Over the following years, Twiztid became my preference over the clowns. There is a deep mental dissection in Twitid's music and lyrics that I found fascinating as I grew older and it was more natural to relate to than (IMO) the unchanging sound of ICP. There was a sense of growth, even if the subject matter stayed relatively the same. Eventually, Twiztid moved from the clowns' shadows and began experiencing much success on their own, headlining their own tours across the U.S., releasing powerhouse records over the years. Twiztid ultimately left the label they were formed on all together and created their own label, Majik Ninja Entertainment.
G-Mo Skee, one of the acts signed to Twiztid's label, MNE.
While I am nowhere near in touch with those darker sides I once was, having since worked out a lot of those murky emotions and angst, I still find myself looking for Twiztid's music from time to time. Especially when I'm having a "fuck-you-just-leave-me-alone-today" kind of day. For about a decade I photographed Twiztid, like so many other bands in my youth, from the crowd; mashed up against people twice my size and barely able to hold my camera steady. Today, I make a lot of concert photos from the pit area with plenty of room to make a great photograph. It was a rather surreal moment to make these images up close with room to breathe and compose properly. Although their music doesn't strike such a strong chord within me as it once did, for a few moments this night the 16-year old me was having a blast, singing along while snapping away.
Twiztid have come miles along since rapping in the shadows of Detroit's underground kings, ICP. The shows may have gotten smaller, but the performances are just as strong. The duo now has supporting acts from their own MNE imprint and their show is now rounded out with a dope live drummer, Drayven Davidson. I spent the first part of this night next door at Emo's photographing Kehlani. It was super dope (and a little odd in some ways) to walk a few feet from her show, full of teens and tweens singing about love and sex, to this dark side of rap where the outcast crowd sang along to blood and guts.
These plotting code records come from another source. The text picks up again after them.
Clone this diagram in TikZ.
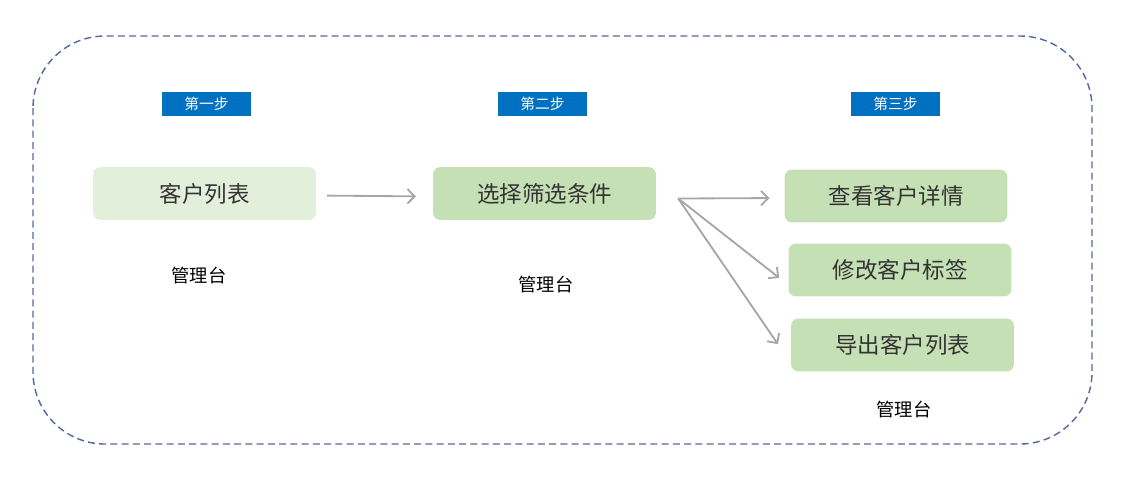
\documentclass[tikz,border=0pt]{standalone}
\usepackage{fontspec}
\setmainfont{Noto Sans CJK SC}
\usepackage{tikz}
\usetikzlibrary{arrows.meta, positioning, calc}
\definecolor{stepblue}{HTML}{0070C0}
\definecolor{framecol}{HTML}{5468A0}
\definecolor{lightgreen}{HTML}{E2EFDA}
\definecolor{midgreen}{HTML}{C5E0B4}
\definecolor{arrowgray}{HTML}{A6A6A6}
\begin{document}
\begin{tikzpicture}[x=0.025cm, y=-0.025cm,
  stepbox/.style={fill=stepblue, text=white, minimum width=2.22cm, minimum height=0.6cm, inner sep=0pt, font=\fontsize{10.5}{12}\selectfont},
  taskbox/.style={rounded corners=0.18cm, minimum width=5.57cm, minimum height=1.32cm, inner sep=0pt, text=black!80, font=\fontsize{16}{18}\selectfont},
  console/.style={font=\fontsize{13}{15}\selectfont},
  flow/.style={draw=arrowgray, line width=1.3pt, -{Straight Barb[length=1.8mm, width=3.6mm, line width=1.3pt]}}]
  \useasboundingbox (0,0) rectangle (1122,476);
  \draw[framecol, line width=1pt, dash pattern=on 5pt off 3pt, rounded corners=1.8cm] (33,36) rectangle (1092,444);
  % steps
  \node[stepbox] (s1) at (206.5,104) {第一步};
  \node[stepbox] (s2) at (542.5,104) {第二步};
  \node[stepbox] (s3) at (895.5,104) {第三步};
  % tasks
  \node[taskbox, fill=lightgreen] (list) at (204.5,193.5) {客户列表};
  \node[taskbox, fill=midgreen] (filter) at (544.5,193.5) {选择筛选条件};
  \node[taskbox, fill=midgreen] (view) at (896,196) {查看客户详情};
  \node[taskbox, fill=midgreen] (tag) at (900,270) {修改客户标签};
  \node[taskbox, fill=midgreen] (export) at (902.5,345) {导出客户列表};
  % consoles
  \node[console] (c1) at (199,276) {管理台};
  \node[console] (c2) at (546,285) {管理台};
  \node[console] (c3) at (904,410) {管理台};
  % arrows
  \coordinate (fan) at ($(filter.east)+(22,5)$);
  \draw[flow, shorten <=0.27cm, shorten >=0.42cm] ($(list.east)+(0,2)$) -- ($(filter.west)+(0,3)$);
  \draw[flow, shorten >=0.37cm] (fan) -- ($(view.west)+(0,2)$);
  \draw[flow, shorten >=0.29cm] (fan) -- ($(tag.west)+(0,15)$);
  \draw[flow, shorten >=0.57cm] (fan) -- ($(export.west)+(0,18)$);
\end{tikzpicture}
\end{document}
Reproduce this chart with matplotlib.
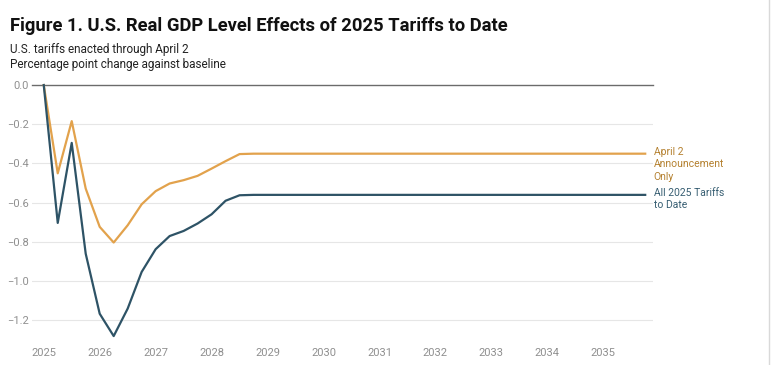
import matplotlib.pyplot as plt
import numpy as np

plt.rcParams['font.family'] = ['Roboto', 'DejaVu Sans']

# quarterly, starting 2025 Q1
quarters = [2025 + 0.25 * i for i in range(44)]
april2_only = [0.0, -0.45, -0.184, -0.528, -0.723, -0.803, -0.715, -0.608,
               -0.541, -0.502, -0.485, -0.463, -0.426, -0.388, -0.352, -0.35,
               -0.35, -0.35, -0.35, -0.35, -0.35, -0.35, -0.35, -0.35,
               -0.35, -0.35, -0.35, -0.35, -0.35, -0.35, -0.35, -0.35,
               -0.35, -0.35, -0.35, -0.35, -0.35, -0.35, -0.35, -0.35,
               -0.35, -0.35, -0.35, -0.35]
all_tariffs = [0.0, -0.703, -0.295, -0.86, -1.166, -1.28, -1.14, -0.953,
               -0.837, -0.77, -0.744, -0.706, -0.659, -0.59, -0.562, -0.56,
               -0.56, -0.56, -0.56, -0.56, -0.56, -0.56, -0.56, -0.56,
               -0.56, -0.56, -0.56, -0.56, -0.56, -0.56, -0.56, -0.56,
               -0.56, -0.56, -0.56, -0.56, -0.56, -0.56, -0.56, -0.56,
               -0.56, -0.56, -0.56, -0.56]
year_ticks = list(range(2025, 2036))
y_ticks = [0.0, -0.2, -0.4, -0.6, -0.8, -1.0, -1.2]

ORANGE = '#E2A24C'
BLUE = '#2E5366'

fig = plt.figure(figsize=(7.71, 3.65), dpi=100)
ax = fig.add_axes([0.0415, 0.0685, 0.8055, 0.6985])

for y in y_ticks[1:]:
    ax.axhline(y, color='#e6e6e6', lw=0.8, zorder=0)
ax.axhline(0, color='#6b6b6b', lw=1.0, zorder=1, clip_on=False)

ax.plot(quarters, april2_only, color=ORANGE, lw=1.6, zorder=3, clip_on=False)
ax.plot(quarters, all_tariffs, color=BLUE, lw=1.6, zorder=3, clip_on=False)

ax.set_xlim(2024.79, 2035.89)
ax.set_ylim(-1.3, 0.0)
ax.set_xticks(year_ticks)
ax.set_yticks(y_ticks)
ax.set_yticklabels(['0.0' if v == 0 else f'\u2212{abs(v):.1f}' for v in y_ticks])
ax.tick_params(length=0, labelsize=8, colors='#8f8f8f', pad=6)
ax.tick_params(axis='y', pad=2)
for s in ax.spines.values():
    s.set_visible(False)

ax.text(2035.9, april2_only[-1] + 0.035, 'April 2\nAnnouncement\nOnly', color='#B4802F',
        fontsize=7.5, va='top', ha='left', linespacing=1.3, clip_on=False)
ax.text(2035.9, all_tariffs[-1] + 0.035, 'All 2025 Tariffs\nto Date', color='#375E72',
        fontsize=7.5, va='top', ha='left', linespacing=1.3, clip_on=False)

fig.text(10 / 771, 1 - 31 / 365, 'Figure 1. U.S. Real GDP Level Effects of 2025 Tariffs to Date',
         fontsize=13.2, fontweight='bold', color='#111111', va='baseline')
fig.text(10 / 771, 1 - 53 / 365, 'U.S. tariffs enacted through April 2', fontsize=8.5,
         color='#222222', va='baseline')
fig.text(10 / 771, 1 - 68 / 365, 'Percentage point change against baseline', fontsize=8.5,
         color='#222222', va='baseline')

fig.add_artist(plt.Line2D([769 / 771, 769 / 771], [0, 1], color='#d9d9d9', lw=1))

fig.savefig('out.png', dpi=100)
My life has some pretty bizarre moments lately and this night for sure was toward the top of strangeness this year. But I love that I get to explore so many facets of life. We may sing along to different music, wear different clothes, or smoke different things, but at the end of the day we are all human and I am happy I get to examine the different sides of the human psyche through shows like this.
To all my fellow Juggalos worldwide, I hope you enjoy these images and I hope you stay true to who you are. I've found Juggalos to be some of the bravest people in life and some of the realest. I think everyone can benefit from taking the same IDGAF approach to their own life. Let's all live with a little less judgement and a lot more curiosity.